**Job**
Look through the data below and output, unchanged, every line from the one holding "Emit a Python" through the one holding "p.grid.visible = False", inclusive. Skip the pictures.
— start Data records —
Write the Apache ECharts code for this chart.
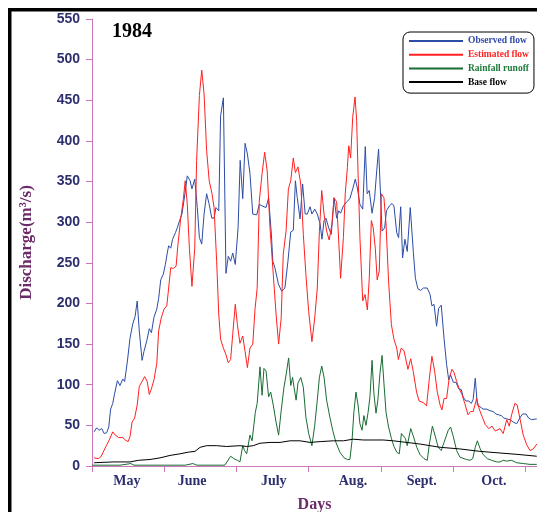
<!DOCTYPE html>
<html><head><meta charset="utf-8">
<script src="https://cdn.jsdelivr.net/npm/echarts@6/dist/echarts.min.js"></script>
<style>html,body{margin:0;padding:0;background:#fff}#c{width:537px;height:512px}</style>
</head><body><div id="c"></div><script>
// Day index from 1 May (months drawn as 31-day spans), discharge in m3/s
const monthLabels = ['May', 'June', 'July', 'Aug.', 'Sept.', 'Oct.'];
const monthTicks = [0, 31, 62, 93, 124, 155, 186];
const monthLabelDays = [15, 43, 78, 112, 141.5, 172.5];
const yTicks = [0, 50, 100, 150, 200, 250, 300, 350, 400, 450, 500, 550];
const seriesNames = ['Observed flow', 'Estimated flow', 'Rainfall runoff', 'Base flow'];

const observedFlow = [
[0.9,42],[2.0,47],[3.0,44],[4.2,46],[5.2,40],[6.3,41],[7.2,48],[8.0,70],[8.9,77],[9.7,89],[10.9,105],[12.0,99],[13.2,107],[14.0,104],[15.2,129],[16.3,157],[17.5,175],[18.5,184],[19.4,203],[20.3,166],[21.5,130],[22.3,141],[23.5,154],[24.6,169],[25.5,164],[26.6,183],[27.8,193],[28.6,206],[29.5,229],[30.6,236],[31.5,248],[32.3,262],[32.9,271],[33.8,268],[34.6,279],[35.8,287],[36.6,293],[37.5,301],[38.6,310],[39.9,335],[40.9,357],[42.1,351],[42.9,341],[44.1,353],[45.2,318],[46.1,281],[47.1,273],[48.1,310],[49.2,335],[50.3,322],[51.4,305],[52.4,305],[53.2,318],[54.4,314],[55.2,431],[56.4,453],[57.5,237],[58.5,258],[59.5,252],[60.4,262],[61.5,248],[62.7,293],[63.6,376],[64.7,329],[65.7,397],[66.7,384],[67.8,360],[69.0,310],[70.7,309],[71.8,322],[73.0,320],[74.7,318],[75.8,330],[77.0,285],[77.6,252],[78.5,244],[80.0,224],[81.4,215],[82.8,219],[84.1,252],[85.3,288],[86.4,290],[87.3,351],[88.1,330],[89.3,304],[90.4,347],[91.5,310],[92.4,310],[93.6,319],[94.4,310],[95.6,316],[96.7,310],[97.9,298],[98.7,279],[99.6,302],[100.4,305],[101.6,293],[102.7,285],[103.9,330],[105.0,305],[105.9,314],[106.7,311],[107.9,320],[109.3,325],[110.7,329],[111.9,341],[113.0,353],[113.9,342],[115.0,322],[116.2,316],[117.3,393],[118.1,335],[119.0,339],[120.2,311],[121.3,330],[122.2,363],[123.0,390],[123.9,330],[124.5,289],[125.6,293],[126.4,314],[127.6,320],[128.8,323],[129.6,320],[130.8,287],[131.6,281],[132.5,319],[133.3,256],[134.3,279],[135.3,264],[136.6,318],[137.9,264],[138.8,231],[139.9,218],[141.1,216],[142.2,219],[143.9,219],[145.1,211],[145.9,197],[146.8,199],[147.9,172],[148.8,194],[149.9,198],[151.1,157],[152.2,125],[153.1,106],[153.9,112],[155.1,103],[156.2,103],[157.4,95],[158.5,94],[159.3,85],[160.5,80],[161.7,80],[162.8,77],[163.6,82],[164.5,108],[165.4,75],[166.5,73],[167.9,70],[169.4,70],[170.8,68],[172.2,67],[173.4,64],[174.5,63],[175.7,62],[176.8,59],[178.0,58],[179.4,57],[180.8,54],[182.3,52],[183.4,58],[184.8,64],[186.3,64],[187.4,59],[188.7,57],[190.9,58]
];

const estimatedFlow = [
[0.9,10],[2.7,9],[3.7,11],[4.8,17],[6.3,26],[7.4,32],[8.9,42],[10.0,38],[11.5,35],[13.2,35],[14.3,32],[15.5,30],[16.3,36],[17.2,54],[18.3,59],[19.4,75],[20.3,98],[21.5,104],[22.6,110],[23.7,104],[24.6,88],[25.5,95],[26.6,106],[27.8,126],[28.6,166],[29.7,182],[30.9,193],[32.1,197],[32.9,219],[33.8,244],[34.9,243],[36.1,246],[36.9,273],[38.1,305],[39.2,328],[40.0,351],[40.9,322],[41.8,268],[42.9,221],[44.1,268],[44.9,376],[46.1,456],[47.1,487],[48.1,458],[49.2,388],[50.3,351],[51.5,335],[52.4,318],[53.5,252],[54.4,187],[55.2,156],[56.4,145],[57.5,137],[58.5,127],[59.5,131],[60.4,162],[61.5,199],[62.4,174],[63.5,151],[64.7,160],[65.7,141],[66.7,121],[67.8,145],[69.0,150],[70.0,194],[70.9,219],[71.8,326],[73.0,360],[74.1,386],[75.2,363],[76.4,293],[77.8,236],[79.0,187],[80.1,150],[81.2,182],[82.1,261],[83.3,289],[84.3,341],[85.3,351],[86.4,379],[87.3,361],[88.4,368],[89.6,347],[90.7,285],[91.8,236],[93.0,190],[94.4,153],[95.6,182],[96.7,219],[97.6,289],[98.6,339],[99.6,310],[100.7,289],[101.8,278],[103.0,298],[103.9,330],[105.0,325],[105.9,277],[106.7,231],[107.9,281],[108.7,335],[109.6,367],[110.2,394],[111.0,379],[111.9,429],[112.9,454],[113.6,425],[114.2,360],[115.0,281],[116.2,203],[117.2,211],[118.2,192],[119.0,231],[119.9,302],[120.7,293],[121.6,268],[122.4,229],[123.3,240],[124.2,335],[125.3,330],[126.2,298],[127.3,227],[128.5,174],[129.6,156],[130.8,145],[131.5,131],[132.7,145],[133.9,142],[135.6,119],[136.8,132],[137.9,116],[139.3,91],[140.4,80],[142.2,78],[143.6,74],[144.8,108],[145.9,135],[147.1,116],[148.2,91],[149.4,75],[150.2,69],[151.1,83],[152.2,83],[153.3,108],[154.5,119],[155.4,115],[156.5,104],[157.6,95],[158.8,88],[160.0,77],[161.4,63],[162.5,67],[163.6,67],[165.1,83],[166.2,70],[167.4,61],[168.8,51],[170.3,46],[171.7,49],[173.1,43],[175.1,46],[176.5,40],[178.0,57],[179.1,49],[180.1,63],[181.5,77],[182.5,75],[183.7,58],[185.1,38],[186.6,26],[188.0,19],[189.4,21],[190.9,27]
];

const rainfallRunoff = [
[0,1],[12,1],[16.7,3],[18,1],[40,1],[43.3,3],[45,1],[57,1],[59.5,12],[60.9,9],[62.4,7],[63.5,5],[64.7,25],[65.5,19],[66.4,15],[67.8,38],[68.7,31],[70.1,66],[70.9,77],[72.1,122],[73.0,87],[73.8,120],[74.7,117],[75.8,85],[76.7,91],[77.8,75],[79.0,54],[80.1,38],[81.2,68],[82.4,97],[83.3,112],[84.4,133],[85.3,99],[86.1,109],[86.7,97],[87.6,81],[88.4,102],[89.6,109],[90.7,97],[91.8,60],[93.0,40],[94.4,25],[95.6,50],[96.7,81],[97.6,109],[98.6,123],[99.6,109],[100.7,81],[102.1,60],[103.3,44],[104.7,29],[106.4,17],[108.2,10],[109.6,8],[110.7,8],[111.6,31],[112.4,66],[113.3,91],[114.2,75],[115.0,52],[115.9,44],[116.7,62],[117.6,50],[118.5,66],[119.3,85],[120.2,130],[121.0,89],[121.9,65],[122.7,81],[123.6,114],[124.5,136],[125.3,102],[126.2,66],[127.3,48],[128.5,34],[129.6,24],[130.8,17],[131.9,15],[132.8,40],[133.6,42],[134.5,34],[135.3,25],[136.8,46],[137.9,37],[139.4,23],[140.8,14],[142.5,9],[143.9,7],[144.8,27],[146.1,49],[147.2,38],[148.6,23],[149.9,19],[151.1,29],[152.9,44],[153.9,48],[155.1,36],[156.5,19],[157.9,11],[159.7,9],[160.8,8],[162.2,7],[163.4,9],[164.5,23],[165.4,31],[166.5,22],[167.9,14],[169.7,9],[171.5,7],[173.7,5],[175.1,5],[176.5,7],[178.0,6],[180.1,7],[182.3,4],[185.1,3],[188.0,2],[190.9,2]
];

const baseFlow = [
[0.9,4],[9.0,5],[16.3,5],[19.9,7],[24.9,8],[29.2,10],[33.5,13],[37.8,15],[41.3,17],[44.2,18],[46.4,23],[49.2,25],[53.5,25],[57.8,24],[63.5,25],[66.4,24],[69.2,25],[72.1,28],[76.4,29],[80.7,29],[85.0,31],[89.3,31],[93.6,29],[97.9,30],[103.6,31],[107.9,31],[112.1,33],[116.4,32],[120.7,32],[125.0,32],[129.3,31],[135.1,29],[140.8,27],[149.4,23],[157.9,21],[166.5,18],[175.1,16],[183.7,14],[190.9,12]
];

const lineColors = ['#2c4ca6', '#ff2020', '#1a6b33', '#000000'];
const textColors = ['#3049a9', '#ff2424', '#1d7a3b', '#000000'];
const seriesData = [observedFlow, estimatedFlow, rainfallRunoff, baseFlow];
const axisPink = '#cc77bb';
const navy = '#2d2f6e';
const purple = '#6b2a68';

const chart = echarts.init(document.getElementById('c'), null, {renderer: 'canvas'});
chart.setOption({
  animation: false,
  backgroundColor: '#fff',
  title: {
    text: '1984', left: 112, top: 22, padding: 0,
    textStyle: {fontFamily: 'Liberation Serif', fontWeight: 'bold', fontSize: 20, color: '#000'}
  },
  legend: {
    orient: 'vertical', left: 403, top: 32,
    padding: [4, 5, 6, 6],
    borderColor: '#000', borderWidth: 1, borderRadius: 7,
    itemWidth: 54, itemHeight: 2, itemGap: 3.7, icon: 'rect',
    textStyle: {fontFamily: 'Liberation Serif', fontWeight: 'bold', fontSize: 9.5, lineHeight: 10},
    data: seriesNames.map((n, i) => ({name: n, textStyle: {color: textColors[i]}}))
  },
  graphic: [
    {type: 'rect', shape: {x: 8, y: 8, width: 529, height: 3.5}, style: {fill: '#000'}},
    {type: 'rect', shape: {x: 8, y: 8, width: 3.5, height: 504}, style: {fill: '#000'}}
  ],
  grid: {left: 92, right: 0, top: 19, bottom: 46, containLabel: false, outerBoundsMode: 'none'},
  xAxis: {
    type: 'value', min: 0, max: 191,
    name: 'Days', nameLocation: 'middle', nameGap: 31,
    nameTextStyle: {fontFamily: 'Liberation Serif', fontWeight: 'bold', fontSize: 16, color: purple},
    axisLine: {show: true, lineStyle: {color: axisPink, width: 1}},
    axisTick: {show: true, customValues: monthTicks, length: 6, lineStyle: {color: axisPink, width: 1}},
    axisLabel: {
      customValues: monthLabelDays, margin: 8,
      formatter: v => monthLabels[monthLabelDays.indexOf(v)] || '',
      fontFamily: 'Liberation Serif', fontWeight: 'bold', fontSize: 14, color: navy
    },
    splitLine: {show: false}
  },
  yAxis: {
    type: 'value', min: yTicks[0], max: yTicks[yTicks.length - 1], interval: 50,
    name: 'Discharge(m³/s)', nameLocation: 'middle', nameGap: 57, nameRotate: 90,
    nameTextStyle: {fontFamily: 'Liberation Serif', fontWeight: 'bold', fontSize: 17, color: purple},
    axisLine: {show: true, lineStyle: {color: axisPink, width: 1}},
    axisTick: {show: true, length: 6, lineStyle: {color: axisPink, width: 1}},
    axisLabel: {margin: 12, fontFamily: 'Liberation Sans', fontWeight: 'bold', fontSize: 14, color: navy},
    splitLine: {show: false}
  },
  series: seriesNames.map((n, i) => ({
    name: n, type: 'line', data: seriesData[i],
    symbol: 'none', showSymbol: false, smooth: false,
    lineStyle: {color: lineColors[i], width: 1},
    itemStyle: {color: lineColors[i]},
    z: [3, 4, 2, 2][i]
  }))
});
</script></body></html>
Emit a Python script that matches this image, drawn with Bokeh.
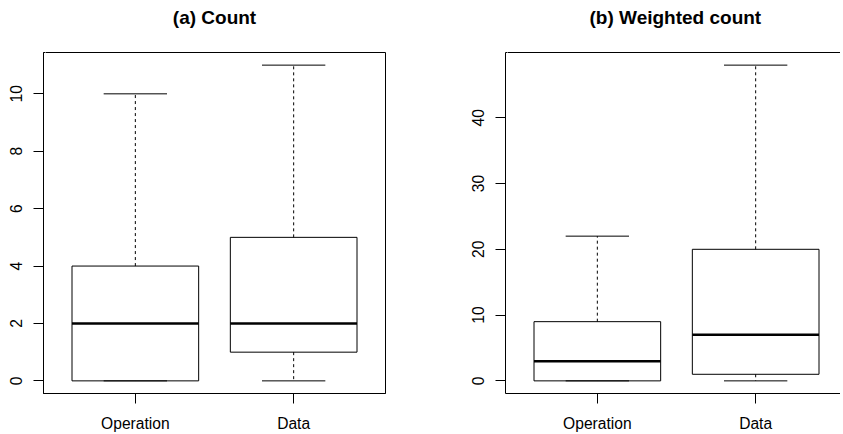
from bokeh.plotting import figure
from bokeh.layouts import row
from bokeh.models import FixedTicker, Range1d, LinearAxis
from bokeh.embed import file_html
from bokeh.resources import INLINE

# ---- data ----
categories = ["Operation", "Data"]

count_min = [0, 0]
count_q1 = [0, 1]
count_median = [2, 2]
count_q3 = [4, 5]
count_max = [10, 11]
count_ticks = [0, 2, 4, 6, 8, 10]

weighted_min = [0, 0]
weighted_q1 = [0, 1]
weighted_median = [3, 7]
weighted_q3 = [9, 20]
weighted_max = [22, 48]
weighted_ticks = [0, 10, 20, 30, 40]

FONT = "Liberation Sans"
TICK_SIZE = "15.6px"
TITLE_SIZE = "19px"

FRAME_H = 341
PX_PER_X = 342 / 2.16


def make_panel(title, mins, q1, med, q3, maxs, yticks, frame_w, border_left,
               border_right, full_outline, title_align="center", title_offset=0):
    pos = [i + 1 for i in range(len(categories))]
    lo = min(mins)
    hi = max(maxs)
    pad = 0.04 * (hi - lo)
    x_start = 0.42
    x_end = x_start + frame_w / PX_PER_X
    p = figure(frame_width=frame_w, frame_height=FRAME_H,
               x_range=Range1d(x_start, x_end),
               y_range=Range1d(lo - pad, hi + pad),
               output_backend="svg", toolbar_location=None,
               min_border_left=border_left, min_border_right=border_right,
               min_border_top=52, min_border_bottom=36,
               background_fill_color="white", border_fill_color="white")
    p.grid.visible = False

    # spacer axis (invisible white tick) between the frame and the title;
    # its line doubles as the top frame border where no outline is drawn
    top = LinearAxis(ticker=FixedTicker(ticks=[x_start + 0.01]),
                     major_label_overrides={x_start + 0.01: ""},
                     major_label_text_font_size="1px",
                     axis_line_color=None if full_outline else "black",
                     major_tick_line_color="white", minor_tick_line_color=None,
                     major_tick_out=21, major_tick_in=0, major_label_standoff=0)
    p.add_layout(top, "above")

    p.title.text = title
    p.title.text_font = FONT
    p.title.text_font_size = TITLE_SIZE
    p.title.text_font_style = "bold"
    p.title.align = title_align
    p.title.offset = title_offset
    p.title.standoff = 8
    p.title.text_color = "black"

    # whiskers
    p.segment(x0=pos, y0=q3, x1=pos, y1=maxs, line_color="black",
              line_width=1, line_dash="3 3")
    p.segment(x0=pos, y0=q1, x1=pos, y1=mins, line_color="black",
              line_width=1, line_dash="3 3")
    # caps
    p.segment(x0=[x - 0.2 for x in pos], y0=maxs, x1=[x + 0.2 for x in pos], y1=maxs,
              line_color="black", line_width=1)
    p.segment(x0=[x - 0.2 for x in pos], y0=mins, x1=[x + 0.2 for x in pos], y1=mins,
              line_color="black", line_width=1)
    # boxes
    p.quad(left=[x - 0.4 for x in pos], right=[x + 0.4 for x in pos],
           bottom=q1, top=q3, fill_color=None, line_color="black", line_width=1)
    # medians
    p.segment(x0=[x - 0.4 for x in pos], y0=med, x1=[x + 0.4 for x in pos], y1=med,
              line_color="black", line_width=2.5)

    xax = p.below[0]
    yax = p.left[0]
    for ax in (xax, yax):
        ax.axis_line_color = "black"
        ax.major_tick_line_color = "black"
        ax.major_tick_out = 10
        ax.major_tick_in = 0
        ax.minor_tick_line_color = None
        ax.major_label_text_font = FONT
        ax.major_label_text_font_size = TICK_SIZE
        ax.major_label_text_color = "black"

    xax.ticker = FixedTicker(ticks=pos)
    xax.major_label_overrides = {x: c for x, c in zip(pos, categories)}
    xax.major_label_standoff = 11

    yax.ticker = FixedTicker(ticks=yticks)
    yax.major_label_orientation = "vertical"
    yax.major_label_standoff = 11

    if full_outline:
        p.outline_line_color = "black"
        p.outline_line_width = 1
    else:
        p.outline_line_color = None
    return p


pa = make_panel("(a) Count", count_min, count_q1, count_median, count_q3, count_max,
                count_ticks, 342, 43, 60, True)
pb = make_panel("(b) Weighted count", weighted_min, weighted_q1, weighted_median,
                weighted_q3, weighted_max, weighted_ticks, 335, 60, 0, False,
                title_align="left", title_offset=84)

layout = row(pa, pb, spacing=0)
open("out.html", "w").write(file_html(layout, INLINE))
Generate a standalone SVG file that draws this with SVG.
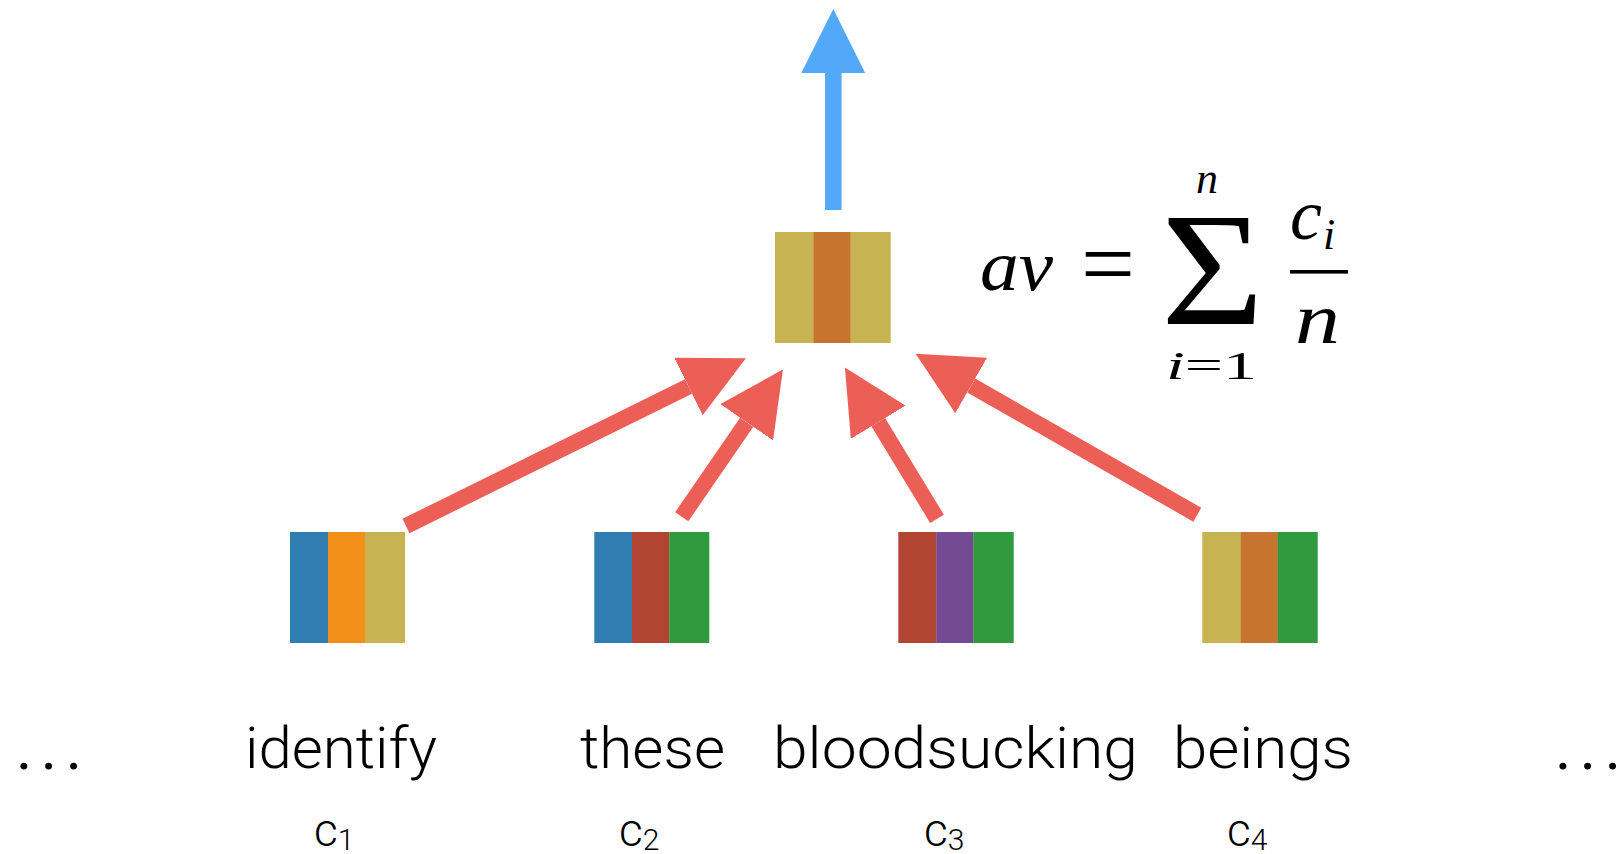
— end Data records —
**Task answer**
Emit a Python script that matches this image, drawn with Bokeh.
from bokeh.plotting import figure
from bokeh.layouts import row
from bokeh.models import FixedTicker, Range1d, LinearAxis
from bokeh.embed import file_html
from bokeh.resources import INLINE

# ---- data ----
categories = ["Operation", "Data"]

count_min = [0, 0]
count_q1 = [0, 1]
count_median = [2, 2]
count_q3 = [4, 5]
count_max = [10, 11]
count_ticks = [0, 2, 4, 6, 8, 10]

weighted_min = [0, 0]
weighted_q1 = [0, 1]
weighted_median = [3, 7]
weighted_q3 = [9, 20]
weighted_max = [22, 48]
weighted_ticks = [0, 10, 20, 30, 40]

FONT = "Liberation Sans"
TICK_SIZE = "15.6px"
TITLE_SIZE = "19px"

FRAME_H = 341
PX_PER_X = 342 / 2.16


def make_panel(title, mins, q1, med, q3, maxs, yticks, frame_w, border_left,
               border_right, full_outline, title_align="center", title_offset=0):
    pos = [i + 1 for i in range(len(categories))]
    lo = min(mins)
    hi = max(maxs)
    pad = 0.04 * (hi - lo)
    x_start = 0.42
    x_end = x_start + frame_w / PX_PER_X
    p = figure(frame_width=frame_w, frame_height=FRAME_H,
               x_range=Range1d(x_start, x_end),
               y_range=Range1d(lo - pad, hi + pad),
               output_backend="svg", toolbar_location=None,
               min_border_left=border_left, min_border_right=border_right,
               min_border_top=52, min_border_bottom=36,
               background_fill_color="white", border_fill_color="white")
    p.grid.visible = False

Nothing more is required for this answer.